IV-Vize-Generalsekretär Peter Koren betonte die zentrale Bedeutung großer Infrastrukturprojekte für den heimischen Industriestandort: „Ohne entsprechende Verkehrsinfrastruktur wird das Entwicklungspotenzial für ein kleines, exportorientiertes Land wie Österreich gehemmt. Ein leistungsfähiges Stromnetz ist wiederum die Basis für das Gelingen der Energiewende, gerade die Industrie ist auf eine sichere und stabile Stromversorgung angewiesen. Die Umstellung auf strombasierte, klimafreundliche Industrieproduktion bedingt die permanente Verfügbarkeit von erneuerbarem Strom zu wettbewerbsfähigen Preisen in ausreichenden Mengen, wie das Beispiel der geplanten Elektrifizierung der Stahlerzeugung bei der voestalpine zeigt.“ Koren verwies auf die avisierte Teil-Umstellung von Hochöfen auf Elektrolichtbogenöfen an den voestalpine-Standorten Linz und Donawitz und die damit einhergehende CO2-Einsparung von 30 Prozent bis 2030.

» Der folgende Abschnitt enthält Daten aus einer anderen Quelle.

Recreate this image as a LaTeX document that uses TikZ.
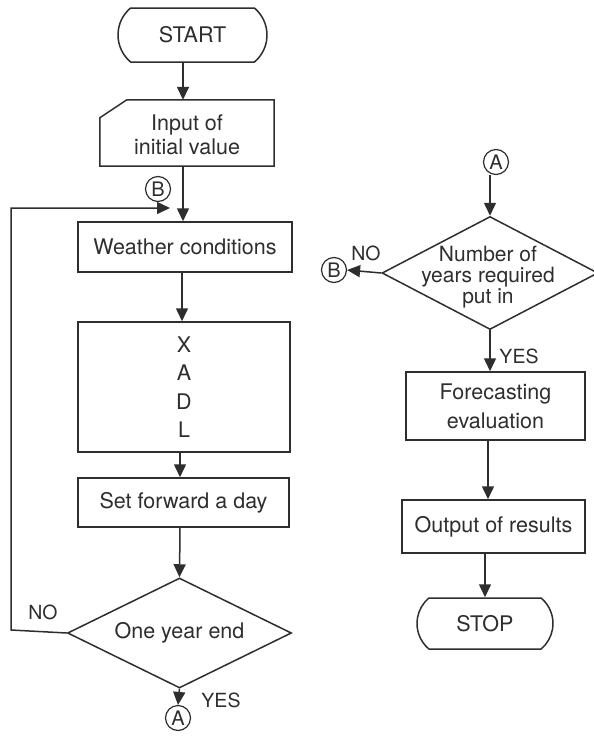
\documentclass[tikz,border=0pt]{standalone}
\usepackage{fontspec}
\setmainfont{TeX Gyre Heros}
\usetikzlibrary{shapes.misc,shapes.geometric,arrows.meta,calc}
\definecolor{ln}{HTML}{2E2E2E}
\tikzset{
  base/.style={draw=ln, line width=1.5pt, text=ln, inner sep=0pt, font=\fontsize{21.5}{24}\selectfont},
  proc/.style={base, rectangle},
  term/.style={base, rounded rectangle, rounded rectangle arc length=100},
  dec/.style={base, diamond},
  conn/.style={base, circle, line width=1.2pt, minimum size=25pt, font=\fontsize{20}{20}\selectfont},
  txt/.style={text=ln, inner sep=0pt, font=\fontsize{21.5}{24}\selectfont},
  lbl/.style={text=ln, inner sep=0pt, font=\fontsize{19.5}{19.5}\selectfont},
  arr/.style={draw=ln, line width=1.5pt, -{Triangle[length=13pt,width=12pt]}},
  plain/.style={draw=ln, line width=1.5pt}
}
\begin{document}
\begin{tikzpicture}[x=1pt,y=-1pt]
\useasboundingbox[fill=white] (0,0) rectangle (594,737);
% ---------- left column ----------
\node[term, minimum width=149pt, minimum height=54pt] (start) at (192.5,35) {START};
\node[minimum width=174pt, minimum height=66pt, inner sep=0pt] (input) at (187,133) {};
\draw[plain] (input.south west) -- ($(input.north west)+(0,18)$) -- ($(input.north west)+(27,0)$) -- (input.north east) -- (input.south east) -- cycle;
\node[txt, align=center] (inputt) at (187,135) {Input of\\initial value};
\node[proc, minimum width=214pt, minimum height=50pt] (weather) at (185,247) {Weather conditions};
\node[proc, minimum width=212pt, minimum height=130pt, align=center, font=\fontsize{21.5}{28.5}\selectfont] (xadl) at (184,387) {X\\A\\D\\L};
\node[proc, minimum width=211pt, minimum height=49pt] (setf) at (183.5,502.5) {Set forward a day};
\node[dec, minimum width=224pt, minimum height=110pt, aspect=2] (d1) at (179.5,633) {One year end};
\node[conn] (Bl) at (158,189) {B};
\node[conn] (Al) at (178,718) {A};
\node[lbl] (nol) at (43,612) {NO};
\node[lbl] (yesl) at (221,700) {YES};
\coordinate (loopin) at (170,208);

\draw[arr] (start.south -| 183,0) -- (input.north -| 183,0);
\draw[arr] (input.south -| 183,0) -- (weather.north -| 183,0);
\draw[arr] (weather.south -| 182,0) -- (xadl.north -| 182,0);
\draw[arr] (xadl.south -| 180,0) -- (setf.north -| 180,0);
\draw[arr] (setf.south -| 180,0) -- (d1.north);
\draw[arr] (d1.south) -- (Al.north);
\draw[arr] (d1.west) -- (11,630) |- (loopin);

% ---------- right column ----------
\node[conn] (Ar) at (496,162) {A};
\node[dec, minimum width=216pt, minimum height=113pt, aspect=1.9] (d2) at (490,273) {};
\node[txt, align=center, font=\fontsize{21}{21}\selectfont] (d2t) at (488,277) {Number of\\years required\\put in};
\node[conn] (Br) at (334,270) {B};
\node[lbl] (nor) at (366,253) {NO};
\node[lbl] (yesr) at (519,356) {YES};
\node[proc, minimum width=179pt, minimum height=68pt, align=center, font=\fontsize{21.5}{29}\selectfont] (fore) at (495.5,406) {Forecasting\\evaluation};
\node[proc, minimum width=183pt, minimum height=53pt] (outp) at (493.5,526.5) {Output of results};
\node[term, minimum width=136pt, minimum height=51pt] (stop) at (485,623.5) {STOP};

\draw[arr] (Ar.south -| d2.north) -- (d2.north);
\draw[arr] (d2.west) -- (Br.east);
\draw[arr] (d2.south) -- (d2.south |- fore.north);
\draw[arr] (fore.south -| 488,0) -- (outp.north -| 488,0);
\draw[arr] (outp.south -| 485,0) -- (stop.north -| 485,0);
\end{tikzpicture}
\end{document}
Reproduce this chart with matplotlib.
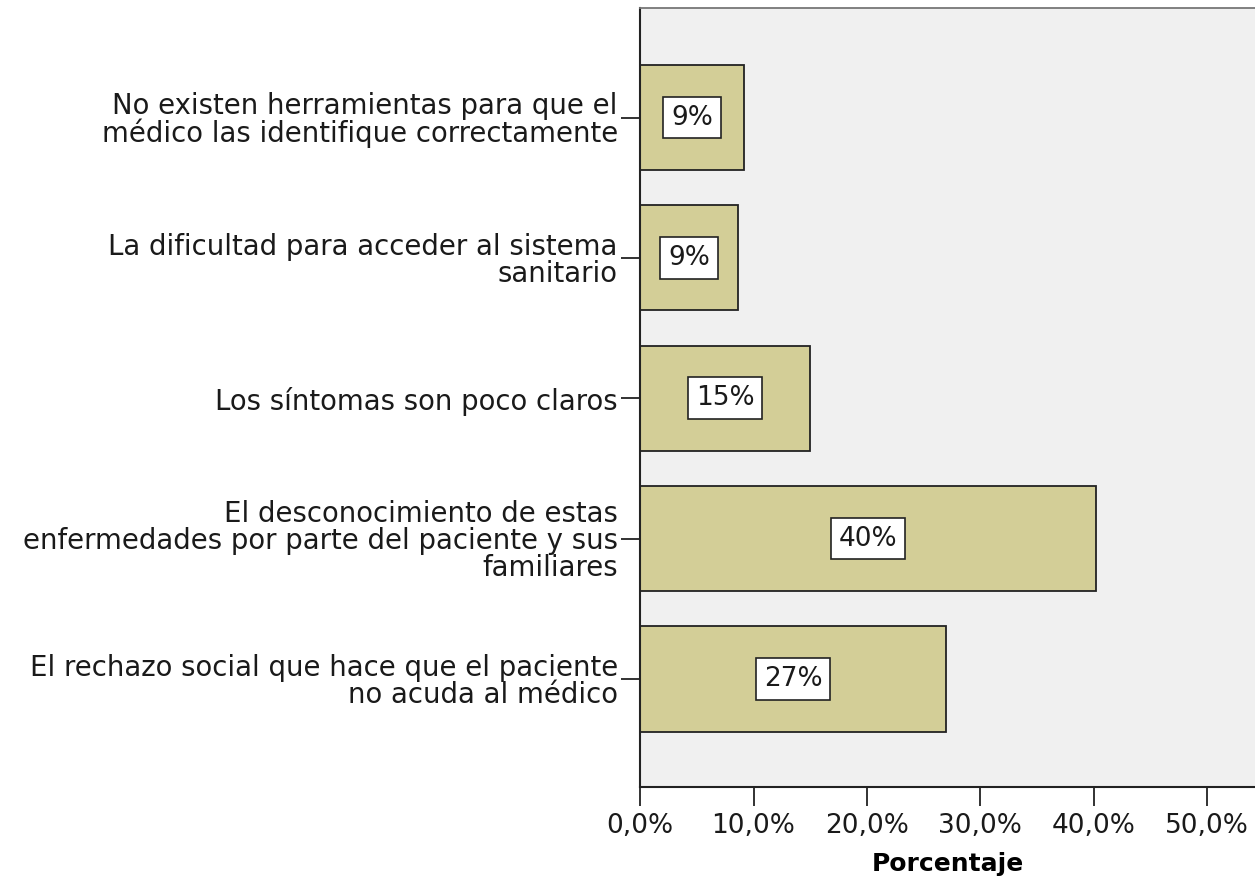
import numpy as np
import matplotlib.pyplot as plt

plt.rcParams['font.family'] = ['DejaVu Sans']

categorias = [
    "No existen herramientas para que el\nmédico las identifique correctamente",
    "La dificultad para acceder al sistema\nsanitario",
    "Los síntomas son poco claros",
    "El desconocimiento de estas\nenfermedades por parte del paciente y sus\nfamiliares",
    "El rechazo social que hace que el paciente\nno acuda al médico",
]
porcentajes = [9.2, 8.6, 15.0, 40.2, 27.0]
etiquetas = ["9%", "9%", "15%", "40%", "27%"]
xticks = [0, 10, 20, 30, 40, 50]
xticklabels = ["0,0%", "10,0%", "20,0%", "30,0%", "40,0%", "50,0%"]

fig = plt.figure(figsize=(12.55, 8.92), dpi=100)
ax = fig.add_axes([0.51, 0.1177, 0.49, 0.8733])
ax.set_facecolor('#f0f0f0')

y = np.arange(len(categorias))
ax.barh(y, porcentajes, height=0.75, color='#d3ce97', edgecolor='#222222', linewidth=1.3, zorder=2)

for yi, v, t in zip(y, porcentajes, etiquetas):
    ax.text(v / 2, yi, t, ha='center', va='center', fontsize=19, color='#1a1a1a', zorder=3,
            bbox=dict(boxstyle='square,pad=0.3', facecolor='white', edgecolor='#222222', linewidth=1.2))

ax.set_ylim(4.77, -0.78)
ax.set_xlim(0, 54.2)
ax.set_yticks(y)
ax.set_yticklabels(categorias, fontsize=19.8, linespacing=0.95, color='#1a1a1a')
ax.set_xticks(xticks)
ax.set_xticklabels(xticklabels, fontsize=19, color='#1a1a1a')
ax.tick_params(axis='y', length=14, width=1.3, color='#222222', pad=2)
ax.tick_params(axis='x', length=14, width=1.3, color='#222222', pad=5)
ax.set_xlabel("Porcentaje", fontsize=18, fontweight='bold', labelpad=9)

for s in ['left', 'bottom']:
    ax.spines[s].set_color('#222222')
    ax.spines[s].set_linewidth(1.5)
ax.spines['top'].set_color('#777777')
ax.spines['top'].set_linewidth(1.3)
ax.spines['right'].set_visible(False)

fig.savefig('out.png', dpi=100)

„Für die ÖBB ist Verkehrsverlagerung ein wesentlicher Schlüssel zur Dekarbonisierung – und dafür werden wir auch mehr grünen Strom brauchen. Der Kampf gegen den Klimawandel ist ein Wettlauf gegen die Zeit – umso wichtiger ist es, Genehmigungsverfahren für nachhaltige Verkehrsprojekte und für den Ausbau erneuerbarer Energie zu beschleunigen und diese Projekte auch finanziell entsprechend zu fördern. Am Ende des Tages muss jede kWh grüner Strom gleich viel an Förderung wert sein – egal, ob für Normalstrom oder Bahnstrom. Nur so werden wir österreichweit das volle Potenzial an CO2-Reduzierung im Verkehrssektor heben können“, schloss Andreas Matthä, Vorstandsvorsitzender der ÖBB.